Red Sox fans have longed to hear it: the Boston Red Sox are world champions!

Saying that was a great day would be the understatement of the century.  That was a win for the team, the city, the Nation, and all the players and fans who came before that great year in history.  Congratulations again to the 2004 Boston Red Sox on completing the greatest comeback in the history of sports and taking it all the way.  I still can’t think about ’04 without getting chills.  And to think it all started with a stolen base.

Unfortunately the 2008 World Series is out of our hands.  To recap, the series stands at 3-1 in favor of Philadelphia.  Last night, with rain pouring, the field absolutely drenched, and a one-run lead, the Phillies managed to play long enough to get the game in the books.  But the conditions on the field were so bad (the infield was basically mud) that Bud Selig had to call it after the Rays tied it, 2-2.  Questioned afterwards, Selig stated he would’ve definitely called the game eventually.  This begs the question of why he waited until right after the Rays tied it up.  I mean Jimmy Rollins was making error after error, so it was pretty clear that play couldn’t continue.  I’m not one to play around with conspiracy theories, but something just doesn’t seem right here.
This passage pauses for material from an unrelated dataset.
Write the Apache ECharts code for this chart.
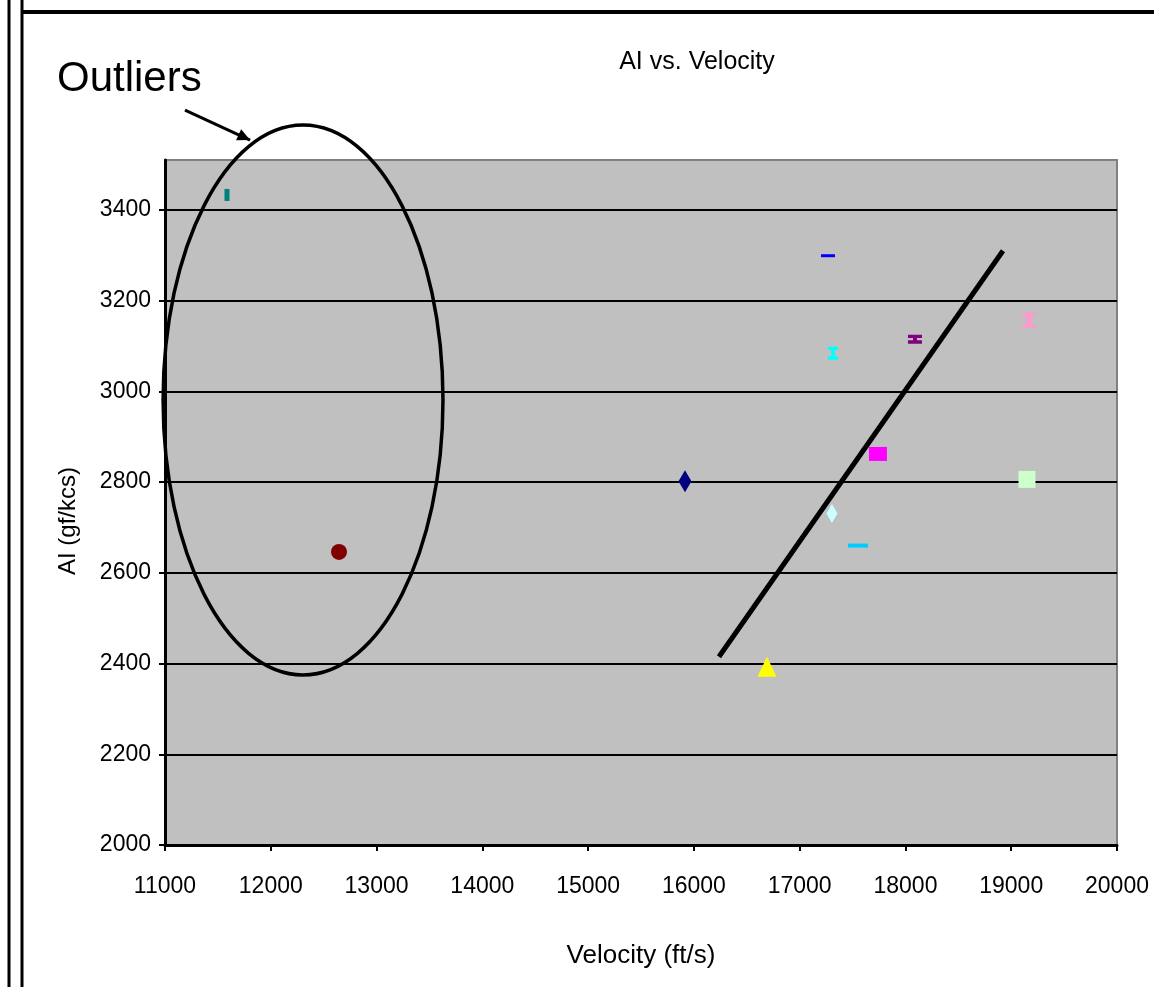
<!DOCTYPE html>
<html><head><meta charset="utf-8">
<script src="https://cdn.jsdelivr.net/npm/echarts@6/dist/echarts.min.js"></script>
<style>html,body{margin:0;padding:0;background:#fff}#c{width:1154px;height:987px}</style>
</head><body><div id="c"></div>
<script>
// ---- data ----
const velocity = [11586, 12645, 15916, 17268, 17315, 18090, 19168, 17740, 19149, 17305, 17551, 16691];
const aiValues = [3433, 2646, 2802, 3299, 3084, 3115, 3157, 2862, 2806, 2731, 2660, 2393];
const trendVelocity = [16237, 18922];
const trendAi = [2415, 3310];
const yTicks = [2000, 2200, 2400, 2600, 2800, 3000, 3200, 3400];
const xTicks = [11000, 12000, 13000, 14000, 15000, 16000, 17000, 18000, 19000, 20000];
// annotation anchors (data units)
const outlierCenter = [12305, 2981];
const outlierRadius = [1323, 606];
const arrowFrom = [11189, 3620];
const arrowTo = [11804, 3554];

// ---- styles ----
const ibeamV = 'path://M0,0H8V3H5.5V9H8V12H0V9H2.5V3H0Z';
const ibeamH = 'path://M0,0H14V3H9V5H14V8H0V5H5V3H0Z';
const markerSymbols = ['rect', 'circle', 'diamond', 'rect', ibeamV, ibeamH, ibeamV, 'rect', 'rect', 'diamond', 'rect', 'triangle'];
const markerSizes = [[5, 12], 16, [13, 22], [14, 3], [10, 13], [14, 9], [13, 15], [18, 14], [17, 17], [11, 19], [20, 4], [19, 20]];
const markerColors = ['#008080', '#800000', '#000080', '#0000ff', '#00ffff', '#800080', '#ff99cc', '#ff00ff', '#ccffcc', '#ccffff', '#00ccff', '#ffff00'];

const FONT = '"Liberation Sans", Arial, sans-serif';

const chart = echarts.init(document.getElementById('c'), null, {renderer: 'canvas'});

const series = velocity.map((v, i) => ({
  type: 'scatter',
  name: 'S' + (i + 1),
  data: [[v, aiValues[i]]],
  symbol: markerSymbols[i],
  symbolSize: markerSizes[i],
  itemStyle: {color: markerColors[i], opacity: 1},
  z: 5,
  silent: true
}));

series.unshift({
  type: 'line',
  data: trendVelocity.map((v, i) => [v, trendAi[i]]),
  showSymbol: false,
  symbol: 'none',
  lineStyle: {color: '#000', width: 5},
  z: 4,
  silent: true,
  markLine: {
    silent: true,
    symbol: 'none',
    label: {show: false},
    lineStyle: {color: '#000', width: 2, type: 'solid'},
    data: yTicks.slice(1).map(v => ({yAxis: v})),
    z: 3
  }
});

chart.setOption({
  animation: false,
  backgroundColor: '#ffffff',
  title: {
    text: 'AI vs. Velocity',
    left: 692, top: 45, textAlign: 'center',
    textStyle: {fontFamily: FONT, fontSize: 25, fontWeight: 'normal', color: '#000'}
  },
  grid: {
    left: 165, top: 160, right: 37, bottom: 142,
    outerBoundsMode: 'none', containLabel: false,
    show: true, backgroundColor: '#c0c0c0', borderColor: '#808080', borderWidth: 2
  },
  xAxis: {
    type: 'value', min: 11000, max: 20000, interval: 1000,
    name: 'Velocity (ft/s)', nameLocation: 'middle', nameGap: 98,
    nameTextStyle: {fontFamily: FONT, fontSize: 26, color: '#000'},
    axisLine: {show: true, onZero: false, lineStyle: {color: '#000', width: 3}},
    axisTick: {show: true, inside: false, length: 6, lineStyle: {color: '#000', width: 2}},
    axisLabel: {fontFamily: FONT, fontSize: 23, color: '#000', margin: 30,
      formatter: v => xTicks.includes(v) ? String(v) : ''},
    splitLine: {show: false}
  },
  yAxis: {
    type: 'value', min: 2000, max: 3510, interval: 200,
    axisLine: {show: true, onZero: false, lineStyle: {color: '#000', width: 3}},
    axisTick: {show: true, inside: false, length: 6, customValues: yTicks, lineStyle: {color: '#000', width: 2}},
    axisLabel: {fontFamily: FONT, fontSize: 23, color: '#000', margin: 14, customValues: yTicks,
      formatter: v => yTicks.includes(v) ? String(v) : ''},
    splitLine: {show: false}
  },
  series: series
});

function px(p) { return chart.convertToPixel({gridIndex: 0}, p); }
const c = px(outlierCenter);
const e1 = px([outlierCenter[0] + outlierRadius[0], outlierCenter[1] + outlierRadius[1]]);
const rx = Math.abs(e1[0] - c[0]), ry = Math.abs(c[1] - e1[1]);
const a0 = px(arrowFrom), a1 = px(arrowTo);
const ang = Math.atan2(a1[1] - a0[1], a1[0] - a0[0]);
const head = 14, spread = 0.45;
const headPts = [
  a1,
  [a1[0] - head * Math.cos(ang - spread), a1[1] - head * Math.sin(ang - spread)],
  [a1[0] - head * Math.cos(ang + spread), a1[1] - head * Math.sin(ang + spread)]
];

chart.setOption({
  graphic: [
    {type: 'line', shape: {x1: 9, y1: 0, x2: 9, y2: 987}, style: {stroke: '#000', lineWidth: 3}, z: 10},
    {type: 'line', shape: {x1: 22, y1: 0, x2: 22, y2: 987}, style: {stroke: '#000', lineWidth: 3}, z: 10},
    {type: 'line', shape: {x1: 22, y1: 12, x2: 1154, y2: 12}, style: {stroke: '#000', lineWidth: 4}, z: 10},
    {type: 'ellipse', shape: {cx: c[0], cy: c[1], rx: rx, ry: ry}, style: {fill: null, stroke: '#000', lineWidth: 3.5}, z: 20},
    {type: 'line', shape: {x1: a0[0], y1: a0[1], x2: a1[0], y2: a1[1]}, style: {stroke: '#000', lineWidth: 3}, z: 20},
    {type: 'polygon', shape: {points: headPts}, style: {fill: '#000'}, z: 20},
    {type: 'text', left: 57, top: 58, style: {text: 'Outliers', font: '42px "Liberation Sans", Arial, sans-serif', fill: '#000'}, z: 20},
    {type: 'text', x: 56, y: 521, rotation: Math.PI / 2,
      style: {text: 'AI (gf/kcs)', font: '24px ' + FONT, fill: '#000', align: 'center', verticalAlign: 'top'}, z: 20}
  ]
});
</script>
</body></html>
In other news, the Pats defeated the Rams, 23-16.  You have to admit, Matt Cassel is improving and improving fast.  The Bruins played their best game of the season against the Oilers last night.  Tim Thomas was Superman in goal.  No score through regulation, and we went on to win it in sudden death, 1-0, courtesy of Dennis Wideman’s power play goal.  Not bad for our first overtime victory this year.  Not bad at all.  Aramis Ramirez of the Cubs and our own Kevin Youkilis received the Hank Aaron Award, and Dustin Pedroia was named to “The Sporting News” All-Star team.  We’re bringing back five coaches: John Farrell, Brad Mills, Dave Magadan, DeMarlo Hale, and Gary Tuck.  Luis Alicea was not offered a new contract and will not be returning in 2009.